The joke is, of course, on them as the evidence now suggests that whole milk is less fattening than skimmed (it's to do with the way sugar is absorbed, apparently). All those wasted years.
Regular latte
The choice of the well-respected man who will never rise beyond middle management. Once opted for the gingerbread version - a bit silly, really!
Soy flat white
The tell-tale sign of the lactose-intolerant, gluten-spurning orthorexic. If you do happen to suffer from any of these afflictions, the dignified order is black coffee.
Almond milk flat white
As above, but also has a large Instragram following, a line of yoga-wear and a bestselling cook book.
Erm... can I just have... a normal coffee...oh, fiddlesticks, what is it called these days?
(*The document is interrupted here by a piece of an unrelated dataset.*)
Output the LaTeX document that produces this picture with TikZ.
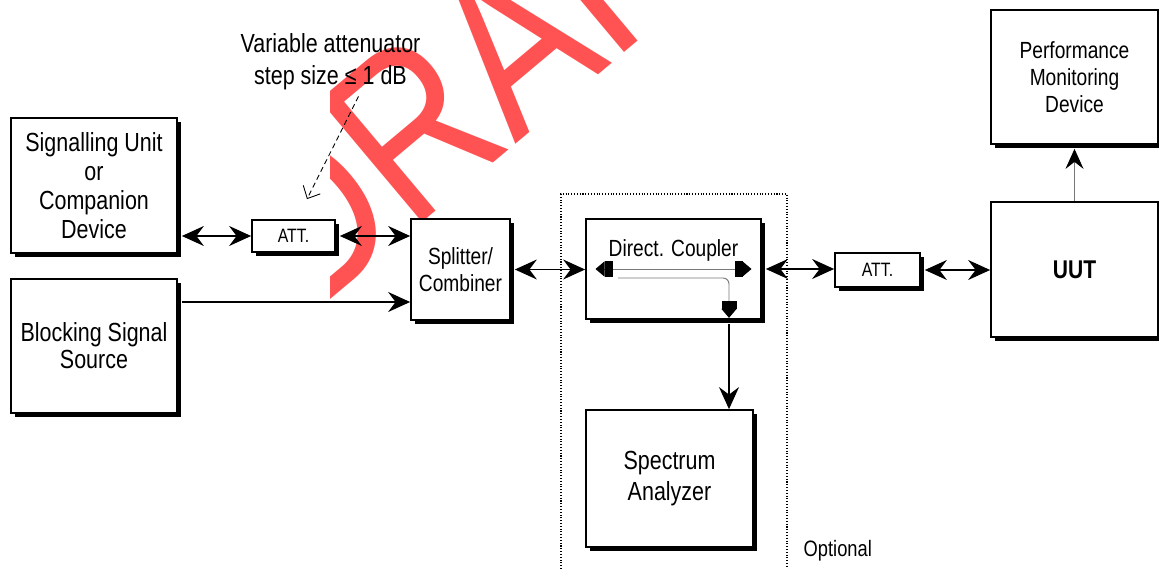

You can hardly blame the upstanding pensioner for their moment of panic as the milk machines hiss and the time-pushed Eastern European workers hammer spent grounds from the espresso pods and fail to understand their order.
Unfortunately, "coffee" ceased to exist around 2003. What you're after is "white filter" (a sort of brownish dishwater) or "white Americano" (espresso topped up with too much water).
Mango frappuccino
If you are eight, fine. If you are any older, please examine your life priorities.
Double espresso
The choice of the intellectual sophisticate.
Single-estate drip-filtered
Coffee taken to the heights of purity... offset by the fact that it cost $8, takes years and will come served with attitude.
Cold press with butter
This is actually a thing. Future historians will draw terrible conclusions from this.
Decaff
You don't get out much, do you?
Short cappuccino
Starbucks promises that you can still get a cappuccino if you really want one. You just have to go off menu. The same principle applies if you want to order a small coffee. The listed sizes are "grande" (big), "medio" (too big) and "venti" (way too big). Clever people order "short". It costs less and is perfectly sufficient.